Tantangan era digital, seperti plagiarisme, penyebaran informasi palsu, dan pelanggaran privasi, memerlukan perhatian serius. Guru memiliki peran penting dalam mengajarkan etika digital kepada siswa, seperti menggunakan media sosial secara bertanggung jawab, menghormati privasi orang lain, dan memverifikasi informasi sebelum membagikannya.
AI bukanlah pengganti guru, melainkan alat untuk mendukung proses belajar-mengajar. Teknologi ini dapat membantu guru dalam mengelola beban administratif, memberikan umpan balik cepat, dan menciptakan pengalaman belajar yang lebih menarik. Namun, kreativitas, empati, dan kemampuan guru untuk membangun hubungan personal adalah hal-hal yang tidak dapat digantikan oleh teknologi. Guru harus melihat AI sebagai mitra, bukan pesaing. Dengan memanfaatkan AI secara strategis, guru dapat menciptakan pendidikan yang lebih inklusif, memfasilitasi kebutuhan siswa yang beragam, dan memperluas jangkauan pembelajaran.

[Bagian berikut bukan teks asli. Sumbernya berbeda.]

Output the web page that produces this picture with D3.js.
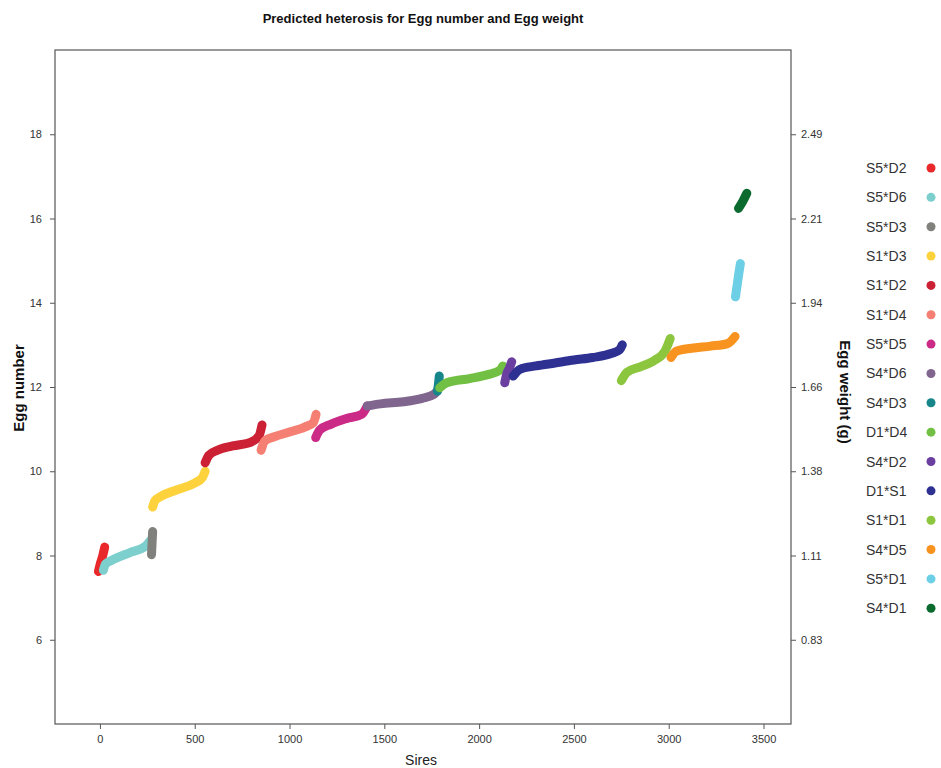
<!DOCTYPE html>
<html>
<head>
<meta charset="utf-8">
<script src="https://cdn.jsdelivr.net/npm/d3@7"></script>
<style>
  body { margin: 0; background: #fff; }
  svg { font-family: "Liberation Sans", Arial, sans-serif; }
</style>
</head>
<body>
<svg id="svg" width="941" height="768"></svg>
<script>
// [sires, egg number], one array per cross
const s5d2 = [[-8, 7.62], [5, 7.85], [15, 8.0], [25, 8.2]]
const s5d6 = [[18, 7.65], [30, 7.8], [60, 7.88], [158, 8.07], [240, 8.22], [265, 8.35]]
const s5d3 = [[272, 8.02], [275, 8.3], [278, 8.57]]
const s1d3 = [[278, 9.15], [290, 9.3], [320, 9.4], [400, 9.55], [500, 9.72], [540, 9.85], [555, 10.0]]
const s1d2 = [[555, 10.2], [575, 10.38], [620, 10.5], [700, 10.6], [800, 10.7], [840, 10.85], [855, 11.1]]
const s1d4 = [[850, 10.5], [870, 10.72], [920, 10.82], [1000, 10.93], [1080, 11.05], [1125, 11.15], [1140, 11.35]]
const s5d5 = [[1138, 10.8], [1160, 10.98], [1220, 11.12], [1300, 11.25], [1380, 11.35], [1410, 11.55]]
const s4d6 = [[1410, 11.55], [1480, 11.6], [1600, 11.65], [1700, 11.73], [1760, 11.82], [1778, 11.9]]
const s4d3 = [[1780, 11.9], [1785, 12.05], [1790, 12.26]]
const d1d4 = [[1792, 11.98], [1830, 12.1], [1950, 12.2], [2050, 12.3], [2110, 12.4], [2125, 12.5]]
const s4d2 = [[2135, 12.1], [2145, 12.3], [2160, 12.45], [2172, 12.6]]
const d1s1 = [[2180, 12.26], [2215, 12.42], [2300, 12.5], [2400, 12.57], [2500, 12.64], [2600, 12.7], [2700, 12.8], [2740, 12.88], [2755, 13.0]]
const s1d1 = [[2750, 12.15], [2780, 12.35], [2850, 12.48], [2920, 12.62], [2980, 12.85], [3008, 13.15]]
const s4d5 = [[3012, 12.7], [3040, 12.85], [3120, 12.92], [3220, 12.97], [3310, 13.03], [3350, 13.2]]
const s5d1 = [[3352, 14.14], [3362, 14.45], [3370, 14.7], [3378, 14.93]]
const s4d1 = [[3368, 16.24], [3392, 16.42], [3412, 16.6]]

const crosses = ['S5*D2', 'S5*D6', 'S5*D3', 'S1*D3', 'S1*D2', 'S1*D4', 'S5*D5', 'S4*D6',
  'S4*D3', 'D1*D4', 'S4*D2', 'D1*S1', 'S1*D1', 'S4*D5', 'S5*D1', 'S4*D1']
const series = [s5d2, s5d6, s5d3, s1d3, s1d2, s1d4, s5d5, s4d6, s4d3, d1d4, s4d2, d1s1, s1d1, s4d5, s5d1, s4d1]
const colors = ['#e8282a', '#7ccfcd', '#80807c', '#fdd23c', '#cc2035', '#f47f72', '#cc2a87', '#80668e',
  '#17868a', '#72c043', '#6b3fa0', '#2e3192', '#8cc63f', '#f7931e', '#6ccfe6', '#0b6b2f']

const xTicks = [0, 500, 1000, 1500, 2000, 2500, 3000, 3500]
const yTicks = [6, 8, 10, 12, 14, 16, 18]
const weightTicks = ['0.83', '1.11', '1.38', '1.66', '1.94', '2.21', '2.49']

const plotLeft = 55
const plotRight = 791
const plotTop = 50
const plotBottom = 724

const svg = d3.select('#svg')

const xScale = d3.scaleLinear().domain([-237, 3645]).range([plotLeft, plotRight])
const yScale = d3.scaleLinear().domain([4, 20]).range([plotBottom, plotTop])

svg.append('text')
  .attr('x', (plotLeft + plotRight) / 2)
  .attr('y', 23)
  .attr('text-anchor', 'middle')
  .attr('font-size', 13)
  .attr('font-weight', 'bold')
  .attr('fill', '#111')
  .text('Predicted heterosis for Egg number and Egg weight')

const lineGen = d3.line()
  .x(d => xScale(d[0]))
  .y(d => yScale(d[1]))
  .curve(d3.curveMonotoneX)

const graph = svg.append('g')
series.forEach((pts, i) => {
  graph.append('path')
    .attr('d', lineGen(pts))
    .attr('fill', 'none')
    .attr('stroke', colors[i])
    .attr('stroke-width', 9)
    .attr('stroke-linecap', 'round')
    .attr('stroke-linejoin', 'round')
})

svg.append('rect')
  .attr('x', plotLeft).attr('y', plotTop)
  .attr('width', plotRight - plotLeft).attr('height', plotBottom - plotTop)
  .attr('fill', 'none')
  .attr('stroke', '#555')
  .attr('stroke-width', 1.2)

const styleAxis = (g) => {
  g.select('.domain').remove()
  g.selectAll('.tick line').attr('stroke', '#555')
  g.selectAll('.tick text').attr('fill', '#333').attr('font-size', 11)
}

svg.append('g')
  .attr('transform', `translate(0, ${plotBottom})`)
  .call(d3.axisBottom(xScale).tickValues(xTicks).tickSize(5).tickPadding(6).tickFormat(d3.format('d')))
  .call(styleAxis)

svg.append('g')
  .attr('transform', `translate(${plotLeft}, 0)`)
  .call(d3.axisLeft(yScale).tickValues(yTicks).tickSize(5).tickPadding(8))
  .call(styleAxis)

svg.append('g')
  .attr('transform', `translate(${plotRight}, 0)`)
  .call(d3.axisRight(yScale).tickValues(yTicks).tickSize(5).tickPadding(5)
    .tickFormat((d, i) => weightTicks[i]))
  .call(styleAxis)

svg.append('text')
  .attr('x', (plotLeft + plotRight) / 2 - 2)
  .attr('y', 765)
  .attr('text-anchor', 'middle')
  .attr('font-size', 14)
  .attr('fill', '#222')
  .text('Sires')

svg.append('text')
  .attr('transform', `translate(24, ${(plotTop + plotBottom) / 2 + 1}) rotate(-90)`)
  .attr('text-anchor', 'middle')
  .attr('font-size', 15)
  .attr('font-weight', 'bold')
  .attr('fill', '#111')
  .text('Egg number')

svg.append('text')
  .attr('transform', `translate(840, ${(plotTop + plotBottom) / 2 + 5}) rotate(90)`)
  .attr('text-anchor', 'middle')
  .attr('font-size', 15)
  .attr('font-weight', 'bold')
  .attr('fill', '#111')
  .text('Egg weight (g)')

const legend = svg.append('g')
crosses.forEach((name, i) => {
  const y = 168 + i * 29.35
  legend.append('text')
    .attr('x', 866).attr('y', y + 5)
    .attr('font-size', 14)
    .attr('fill', '#333')
    .text(name)
  legend.append('circle')
    .attr('cx', 931).attr('cy', y)
    .attr('r', 4.5)
    .attr('fill', colors[i])
})
</script>
</body>
</html>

Di tengah derasnya arus teknologi, guru tetap menjadi pilar utama dalam pendidikan. Dengan menjadi teladan moral, mengintegrasikan nilai-nilai etika dalam pembelajaran, dan membimbing siswa menghadapi tantangan era digital, guru tidak hanya mentransfer pengetahuan tetapi juga membentuk karakter siswa. Kemajuan teknologi, termasuk AI, harus dilihat sebagai peluang untuk meningkatkan kualitas pendidikan. Namun, nilai-nilai moral dan etika tetap menjadi fondasi yang kokoh bagi kehidupan. Melalui peran strategis guru, generasi muda dapat tumbuh menjadi individu yang tidak hanya cerdas tetapi juga memiliki integritas, empati, dan tanggung jawab sosial. Dengan bimbingan yang tepat, teknologi dan pendidikan dapat berjalan harmonis, menciptakan peradaban yang lebih baik bagi masa depan.